An attacker could take a working firmware file, disassemble it enough to add a conditional jump to a backdoor, spend $100k or so to generate two colliding versions of it, and submit the one that does not run the backdoor. Then they can provide a mirror of that repository (perhaps on github, people like to use mirrors of repositories on github for some reason) that contains the other version.

The modified firmware file would be 128 bytes longer, plus the size of the backdoor.
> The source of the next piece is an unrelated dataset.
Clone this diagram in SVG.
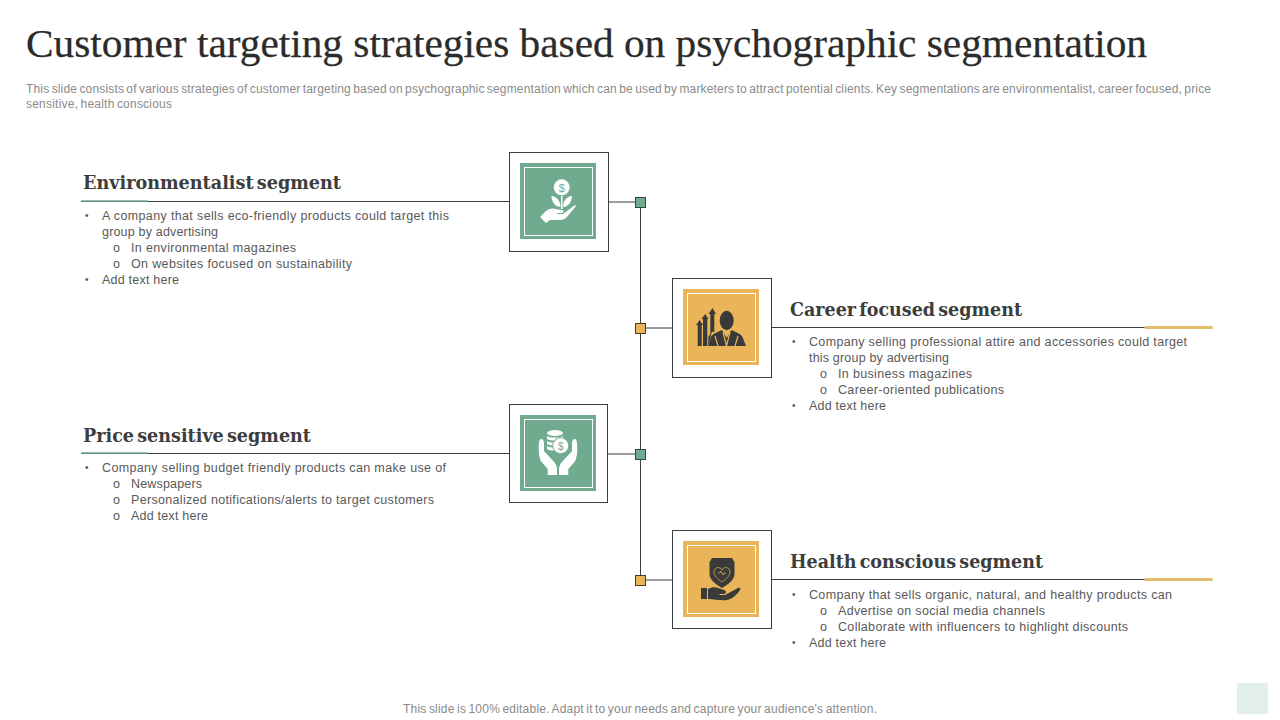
<svg xmlns="http://www.w3.org/2000/svg" width="1280" height="720" viewBox="0 0 1280 720">
<style>
.title{font-family:"Liberation Serif",serif;font-size:40px;fill:#2b2b2b;stroke:#2b2b2b;stroke-width:.25px}
.sub{font-family:"Liberation Sans",Arial,sans-serif;font-size:12px;fill:#8a8a8a;word-spacing:-1.2px}
.head{font-family:"DejaVu Serif","Liberation Serif",serif;font-weight:bold;font-size:18px;fill:#3d3d3d;word-spacing:-3px}
.body{font-family:"Liberation Sans",Arial,sans-serif;font-size:12.5px;fill:#595959}
.bul{font-family:"Liberation Sans",Arial,sans-serif;font-size:10px;fill:#595959}
.line{stroke:#3a3f3f;stroke-width:1;fill:none}
.box{fill:#fff;stroke:#3a3f3f;stroke-width:1}
.frame{fill:none;stroke:#fff;stroke-width:1}
.g{fill:#70ab90}.o{fill:#e9b558}
.dg{fill:#70ab90;stroke:#2f4a42;stroke-width:1}.do{fill:#e9b558;stroke:#4a3a1c;stroke-width:1}
.ic{fill:#3a3a3a}.iw{fill:#fff}
.oa{stroke:#e2bc6a;stroke-width:3;stroke-linecap:round}
.ga{stroke:#70ab90;stroke-width:1.5}
</style>
<rect x="1237" y="683" width="31" height="31" fill="#e2efea"/>
<text class="title" x="26" y="57" textLength="1121" lengthAdjust="spacingAndGlyphs">Customer targeting strategies based on psychographic segmentation</text>
<text class="sub" x="26" y="93" textLength="1185" lengthAdjust="spacing">This slide consists of various strategies of customer targeting based on psychographic segmentation which can be used by marketers to attract potential clients. Key segmentations are environmentalist, career focused, price</text>
<text class="sub" x="26" y="108" textLength="146" lengthAdjust="spacing">sensitive, health conscious</text>

<g id="connectors">
<path class="line" d="M640.5 202V580M608 202H636M608 454H636M645 328H672M645 580H672"/>
<rect class="dg" x="635.5" y="197.500" width="10" height="10"/>
<rect class="do" x="635.5" y="323.500" width="10" height="10"/>
<rect class="dg" x="635.5" y="449.500" width="10" height="10"/>
<rect class="do" x="635.5" y="575.500" width="10" height="10"/>
<path class="line" d="M81 201.5H509M81 453.5H509M772 327.5H1146M772 579.5H1146"/>
<path class="ga" d="M81 201H148"/>
<path class="ga" d="M81 453H148"/>
<path class="oa" d="M1146 327.500H1211.500"/>
<path class="oa" d="M1146 579.500H1211.500"/>
</g>

<g id="node-environmentalist">
<rect class="box" x="509.5" y="152.5" width="99" height="99"/>
<rect class="g" x="520" y="163" width="76" height="76"/>
<rect class="frame" x="524.5" y="167.5" width="68" height="68"/>
<circle class="iw" cx="561.700" cy="187.300" r="8"/>
<text x="561.700" y="191.500" text-anchor="middle" font-family="Liberation Sans,sans-serif" font-size="11" fill="#70ab90">$</text>
<path class="iw" d="M561 196h1.500v13H561zM560.500 207c-5 0-9-5-9-11 5 0 9 5 9 11zM563 207c5 0 9-5 9-11-5 0-9 5-9 11z"/>
<path class="iw" d="M540 217l6-6c3-2 6-3 9-2l7 1c2 0 2 3 0 3h-5v1h6l12-9 1 1-9 11c-3 3-6 3-9 3h-8l-4 3z"/>
<text class="head" x="83" y="189" textLength="258" lengthAdjust="spacingAndGlyphs">Environmentalist segment</text>
<text class="bul" x="85" y="219">•</text>
<text class="body" x="102" y="220" textLength="347" lengthAdjust="spacing">A company that sells eco-friendly products could target this</text>
<text class="body" x="102" y="236" textLength="116" lengthAdjust="spacing">group by advertising</text>
<text class="body" x="113" y="252">o</text>
<text class="body" x="131" y="252" textLength="165" lengthAdjust="spacing">In environmental magazines</text>
<text class="body" x="113" y="268">o</text>
<text class="body" x="131" y="268" textLength="221" lengthAdjust="spacing">On websites focused on sustainability</text>
<text class="bul" x="85" y="283">•</text>
<text class="body" x="102" y="284" textLength="77" lengthAdjust="spacing">Add text here</text>
</g>

<g id="node-career">
<rect class="box" x="672.5" y="278.5" width="99" height="99"/>
<rect class="o" x="683" y="289" width="76" height="76"/>
<rect class="frame" x="687.5" y="293.5" width="68" height="68"/>
<path class="ic" d="M697.700 346v-21H696l3.700-5 3.300 5h-1.300v21zM703 346v-27h-1.500l3.700-5 3.300 5h-1.200v27zM708.300 346v-9l2-3v-20h-1.800l4-6 3.500 6h-1.700v18h-2v-2z"/>
<ellipse class="ic" cx="726.700" cy="320.500" rx="7" ry="9.700"/>
<path class="ic" d="M708 346l3-9c1-3 7-5 11-7l4.700 8 4.800-8c4 2 10 4 11 7l3.500 9z"/>
<path d="M723 332l3.500 14M730 332l-3.500 14M715 336l3 10M738 336l-3 10" stroke="#e9b558" stroke-width="1.200" fill="none"/>
<text class="head" x="790" y="316" textLength="232" lengthAdjust="spacingAndGlyphs">Career focused segment</text>
<text class="bul" x="792" y="345">•</text>
<text class="body" x="809" y="346" textLength="378" lengthAdjust="spacing">Company selling professional attire and accessories could target</text>
<text class="body" x="809" y="362" textLength="140" lengthAdjust="spacing">this group by advertising</text>
<text class="body" x="820" y="378">o</text>
<text class="body" x="838" y="378" textLength="134" lengthAdjust="spacing">In business magazines</text>
<text class="body" x="820" y="394">o</text>
<text class="body" x="838" y="394" textLength="166" lengthAdjust="spacing">Career-oriented publications</text>
<text class="bul" x="792" y="409">•</text>
<text class="body" x="809" y="410" textLength="77" lengthAdjust="spacing">Add text here</text>
</g>

<g id="node-price">
<rect class="box" x="509.5" y="404.5" width="98" height="98"/>
<rect class="g" x="520" y="415" width="76" height="76"/>
<rect class="frame" x="524.500" y="419.500" width="68" height="68"/>
<ellipse class="iw" cx="555" cy="433" rx="8" ry="3"/>
<path class="iw" d="M547 436c3 2 13 2 16 0v3c-3 2-13 2-16 0zM547 441c3 2 13 2 16 0v3c-3 2-13 2-16 0zM547 446c3 2 13 2 16 0v3c-3 2-13 2-16 0z"/>
<circle class="iw" cx="560.700" cy="445.700" r="8" stroke="#70ab90"/>
<text x="560.700" y="449.500" text-anchor="middle" font-family="Liberation Sans,sans-serif" font-size="10" fill="#70ab90">$</text>
<path class="iw" d="M541 439c2 0 3 2 3 4v8l11 12c1 2 2 4 2 6v6h-9.300v-6l-7-8c-1-3-2-7-2-11 0-4 0-11 2.300-11zM575 439c-2 0-3 2-3 4v8l-11 12c-1 2-2 4-2 6v6h9.300v-6l7-8c1-3 2-7 2-11 0-4 0-11-2.300-11z"/>
<text class="head" x="83" y="442" textLength="228" lengthAdjust="spacingAndGlyphs">Price sensitive segment</text>
<text class="bul" x="85" y="471">•</text>
<text class="body" x="102" y="472" textLength="344" lengthAdjust="spacing">Company selling budget friendly products can make use of</text>
<text class="body" x="113" y="488">o</text>
<text class="body" x="131" y="488" textLength="71" lengthAdjust="spacing">Newspapers</text>
<text class="body" x="113" y="504">o</text>
<text class="body" x="131" y="504" textLength="303" lengthAdjust="spacing">Personalized notifications/alerts to target customers</text>
<text class="body" x="113" y="520">o</text>
<text class="body" x="131" y="520" textLength="77" lengthAdjust="spacing">Add text here</text>
</g>

<g id="node-health">
<rect class="box" x="672.5" y="530.5" width="99" height="98"/>
<rect class="o" x="683" y="541" width="76" height="76"/>
<rect class="frame" x="687.5" y="545.5" width="68" height="68"/>
<path class="ic" d="M712 558h20l2 3.500h.5v12c0 7-7 11-12.500 14.500-5.500-3.500-12.500-7.500-12.500-14.500v-12h.5z"/>
<path d="M722 582c-4-3-8-6-8-10 0-5 6-6 8-2 2-4 8-3 8 2 0 4-4 7-8 10z" fill="none" stroke="#e9b558" stroke-width="0.7"/>
<path d="M718 573h2l1-2 2 4 1-2h2" fill="none" stroke="#e9b558" stroke-width="0.7"/>
<path class="ic" d="M701 588h6v11h-6zM708 589c4-2 7-2 10-1l6 2c3 1 2 4 0 4h-5l1 1h5l13-7c2-1 3 1 2 2-3 5-8 9-13 10-6 1-12-1-19-1z"/>
<text class="head" x="790" y="568" textLength="253" lengthAdjust="spacingAndGlyphs">Health conscious segment</text>
<text class="bul" x="792" y="598">•</text>
<text class="body" x="809" y="599" textLength="363" lengthAdjust="spacing">Company that sells organic, natural, and healthy products can</text>
<text class="body" x="820" y="615">o</text>
<text class="body" x="838" y="615" textLength="207" lengthAdjust="spacing">Advertise on social media channels</text>
<text class="body" x="820" y="631">o</text>
<text class="body" x="838" y="631" textLength="290" lengthAdjust="spacing">Collaborate with influencers to highlight discounts</text>
<text class="bul" x="792" y="646">•</text>
<text class="body" x="809" y="647" textLength="77" lengthAdjust="spacing">Add text here</text>
</g>

<text class="sub" x="403" y="713" textLength="474" lengthAdjust="spacing">This slide is 100% editable. Adapt it to your needs and capture your audience's attention.</text>
</svg>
So not a lot larger.

Question is, would enough people use the mirror long enough before someone noticed the difference, to make it worth their while?
And, would it be cheaper to spend $100k on backdooring a lot of different firmware files in obfuscated ways, and rely on the obfuscation to prevent the backdoors being noticed?

Announcing the first SHA1 collision

Posted Feb 24, 2017 1:10 UTC (Fri) by excors (subscriber, #95769) [Link]

Why not just upload the malicious version directly to git.kernel.org? It's not like anybody is going to notice the backdoor in your binary patch anyway.

If they do review it at all, the only thing they could reasonably do is compare against a vendor-supplied version of the firmware (under the necessary assumption that the vendor is trusted), but then they'd notice your collision-friendly non-backdoored version doesn't match the original, and it would be hard to justify why you added random bytes onto the end, so you still wouldn't get any real benefit from your colliding files.

Announcing the first SHA1 collision

Posted Feb 24, 2017 7:04 UTC (Fri) by nhippi (subscriber, #34640) [Link]

This collision is not useful for "attack random people" attack. There are so many simpler and cheaper ways to hack a bunch of random boxes. Even if you are being personally targeted, it's easier and cheaper to just find out what software you use and find a vulnerability in it. At least for now - of course the price and time for this attack will only get cheaper over time.

Announcing the first SHA-1 collision

Posted Mar 3, 2017 21:16 UTC (Fri) by mina86 (guest, #68442) [Link] (1 responses)

But is this enough for TOR to admit that 80-bit truncated SHA-1 is a terrible idea?

Announcing the first SHA-1 collision

Posted Mar 6, 2017 14:44 UTC (Mon) by robbe (guest, #16131) [Link]

I don’t think anybody at Tor had the hots for SHA1 in the last 5+ years.

You conveniently forgot to be specific, but I’ll assume you are talking about hostnames of onion services. Proposition 224 will fix that, but is not making progress at stellar pace. I don’t have insight whether qualified reviewers or implementors are lacking.

I guess anybody could help change that by sponsoring. Most institutional sponsors of Tor have little interest in onion services.